In regulated manufacturing, the best case studies are built from objective evidence: material certifications, inspection data, process travelers, and compliance records. That is exactly what procurement needs to evaluate capability and risk before committing to a purchase order.

Template structure: The template below follows the typical process route from design intent through delivery. Each step includes what to record, what to look for, and what questions to ask.

Part overview

Part / component name: [Describe the component, e.g., “titanium structural bracket for missile airframe section”]
Function: [Primary loads/role: structural support, thermal management, fluid passage, etc.]
Industry / application: [e.g., defense—airframe structural hardware, Class II flight-critical, ITAR-controlled]
Why AM? [What drove the selection of additive manufacturing over conventional methods?]

Examples of drivers: geometry (internal channels, weight reduction, part consolidation), schedule (lead time shorter than forging or casting tooling), performance (lattice structures, conformal cooling), or lifecycle (low volume, spare parts, obsolescence mitigation).

Questions to ask

• Was AM the optimal choice, or was it selected out of convenience? Understanding the trade study behind process selection builds confidence that the supplier evaluated alternatives.
• What design-for-AM adaptations were made? Orientation, support strategy, machining stock, and build-to-size considerations should be documented early.

Material and powder control

Alloy: [e.g., Ti-6Al-4V, AlSi10Mg, Inconel 625, C-103, etc.]
Powder specification: [Internal spec or industry standard, e.g., AMS 4998 for Ti-6Al-4V]
Powder supplier(s): [Name(s), with any approved source requirements]
Powder traceability: [Lot number, chemistry cert, PSD and morphology data, virgin/recycled ratio or limit]
Reuse strategy: [How is powder reused? Sieving? Blending? How many cycles? Is reuse documented per lot?]

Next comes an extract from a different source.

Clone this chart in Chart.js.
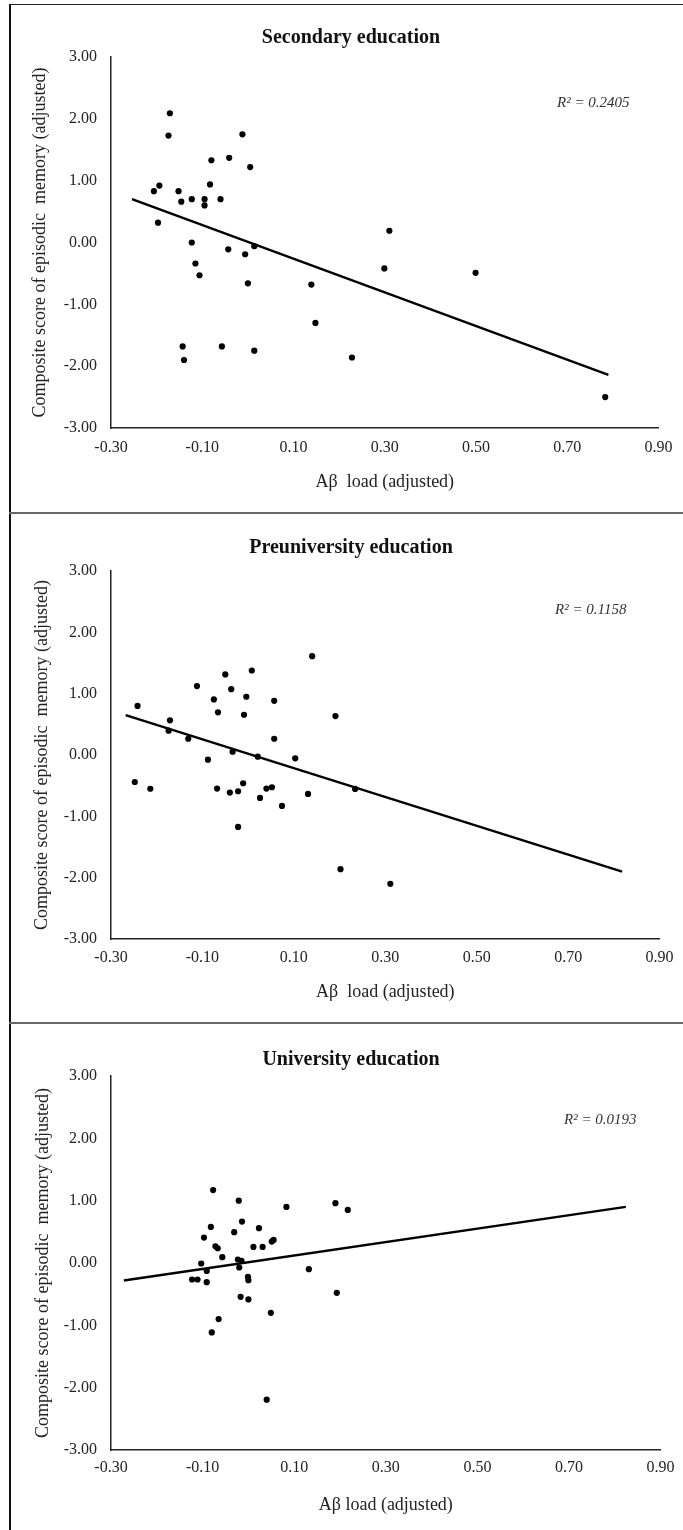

What to look for: The powder is the raw material. If the supplier cannot produce a controlled, traceable powder record tied to each build, every downstream step is built on uncertain ground. For defense/aerospace parts, expect chemistry and PSD certificates per lot, a controlled reuse policy, and clean storage and handling procedures.

Questions to ask

• Can the supplier trace each finished part back to a specific powder lot? This is critical when DFARS specialty metals clauses apply.
• Is powder purchased from an approved source? Some programs require specific mill certifications or powder supplier approvals.
• How is cross-contamination prevented? Especially for multi-alloy shops.

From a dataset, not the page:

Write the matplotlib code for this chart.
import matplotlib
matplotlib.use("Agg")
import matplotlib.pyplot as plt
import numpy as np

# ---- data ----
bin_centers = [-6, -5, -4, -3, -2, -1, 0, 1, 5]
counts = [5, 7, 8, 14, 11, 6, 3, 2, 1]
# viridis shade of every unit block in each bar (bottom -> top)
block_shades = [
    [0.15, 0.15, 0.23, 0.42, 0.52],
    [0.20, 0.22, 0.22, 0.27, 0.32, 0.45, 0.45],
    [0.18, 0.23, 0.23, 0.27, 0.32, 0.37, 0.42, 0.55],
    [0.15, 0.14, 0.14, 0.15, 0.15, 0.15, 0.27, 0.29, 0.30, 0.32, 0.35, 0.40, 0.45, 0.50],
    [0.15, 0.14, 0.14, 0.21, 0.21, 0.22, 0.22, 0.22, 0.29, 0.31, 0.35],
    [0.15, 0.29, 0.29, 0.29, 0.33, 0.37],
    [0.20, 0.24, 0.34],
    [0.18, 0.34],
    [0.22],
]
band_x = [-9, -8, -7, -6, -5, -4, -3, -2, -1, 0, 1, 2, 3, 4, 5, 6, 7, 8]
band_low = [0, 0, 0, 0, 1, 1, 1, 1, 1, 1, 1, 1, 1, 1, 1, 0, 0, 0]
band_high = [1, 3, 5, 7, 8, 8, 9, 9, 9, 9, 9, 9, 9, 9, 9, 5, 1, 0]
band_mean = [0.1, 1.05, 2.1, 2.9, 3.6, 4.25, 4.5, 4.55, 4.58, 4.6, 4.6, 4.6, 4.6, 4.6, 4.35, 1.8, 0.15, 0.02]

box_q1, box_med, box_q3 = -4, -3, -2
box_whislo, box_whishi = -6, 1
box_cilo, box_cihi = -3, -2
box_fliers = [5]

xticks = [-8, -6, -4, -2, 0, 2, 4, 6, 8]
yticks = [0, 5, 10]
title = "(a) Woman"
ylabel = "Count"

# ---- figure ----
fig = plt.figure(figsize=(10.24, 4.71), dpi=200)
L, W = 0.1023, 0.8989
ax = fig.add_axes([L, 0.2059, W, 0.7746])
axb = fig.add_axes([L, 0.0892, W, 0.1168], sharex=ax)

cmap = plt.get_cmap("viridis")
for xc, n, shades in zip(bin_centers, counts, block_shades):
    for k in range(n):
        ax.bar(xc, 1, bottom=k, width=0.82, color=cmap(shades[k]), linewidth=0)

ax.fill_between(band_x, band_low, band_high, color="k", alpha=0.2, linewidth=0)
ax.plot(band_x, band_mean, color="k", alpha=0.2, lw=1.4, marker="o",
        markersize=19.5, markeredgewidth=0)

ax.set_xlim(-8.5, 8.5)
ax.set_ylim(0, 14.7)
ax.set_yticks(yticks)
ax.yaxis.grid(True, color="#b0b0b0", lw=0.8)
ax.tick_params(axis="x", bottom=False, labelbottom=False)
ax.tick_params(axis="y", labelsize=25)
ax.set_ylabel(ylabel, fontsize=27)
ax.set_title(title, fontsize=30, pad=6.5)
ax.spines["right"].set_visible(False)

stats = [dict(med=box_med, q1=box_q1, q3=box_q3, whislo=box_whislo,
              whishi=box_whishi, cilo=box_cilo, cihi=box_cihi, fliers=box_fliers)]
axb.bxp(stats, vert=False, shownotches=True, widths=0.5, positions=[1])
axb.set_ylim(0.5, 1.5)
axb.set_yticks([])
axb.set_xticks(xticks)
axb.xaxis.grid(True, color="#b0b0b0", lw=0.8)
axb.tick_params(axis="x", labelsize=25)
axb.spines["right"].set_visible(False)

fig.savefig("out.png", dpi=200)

Build parameters and process control

AM process: [e.g., PBF (DMLS/SLM), EBM, DED, binder jetting]
Machine platform: [Make/model, and whether the parameter set is locked or open]
Build orientation: [How the part was oriented in the build chamber, and the rationale for that choice]
Support strategy: [Where supports were placed, type of supports, and how they will be removed]
Layer thickness: [e.g., 30 µm, 60 µm—and whether this was the same for all features or if variable parameters were used]
Scan strategy: [Controlled? Is it tied to a build recipe revision?]
Witness coupons: [Were coupons included in the build, and what were they used for (tensile, fatigue, microstructure)?]

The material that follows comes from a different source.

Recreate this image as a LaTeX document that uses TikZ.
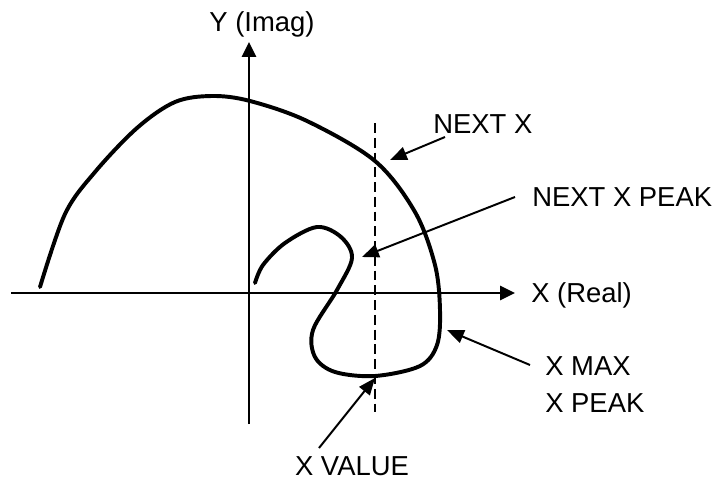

What to look for: Process stability and configuration management. A case study that shows “we printed this successfully once” is not the same as one that shows “we can reproduce this build reliably under controlled conditions.” Ask how build recipes are revision-controlled, what happens when a machine is serviced or a laser replaced, and how you verify the process window hasn’t drifted between builds.

Questions to ask

• How does the supplier manage build recipe revision control? If the recipe changes, does it trigger re-qualification?
• What monitoring data is available? Some platforms offer in-situ monitoring (melt pool, photodiode, layer imaging). If used, how is it stored and reviewed?
• What is the failure/anomaly response plan? What happens if a build anomaly is detected mid-print (e.g., recoater strike)?

Stress relief and support removal

Stress relief process: [Furnace type, atmosphere, temperature/time/cooling rate, documentation]
Support removal method: [Wire EDM, hand grinding, CNC, break-away, etc.]
Inspection after support removal: [Visual, dimensional spot-check, surface condition verification]

What to look for: Stress relief timing and documentation. This step is often rushed, but the sequence matters—if supports are removed before stress relief, the part can distort. Documentation should include furnace charts and confirmation that the part was stress-relieved before significant material removal.

Questions to ask

• Was stress relief done before or after the part was removed from the build plate? The answer affects distortion risk.
• How is support removal documented? Especially for surfaces where support contact could affect fatigue or sealing.
• Was any intermediate inspection done to confirm geometry and stock allowance before committing to further processing?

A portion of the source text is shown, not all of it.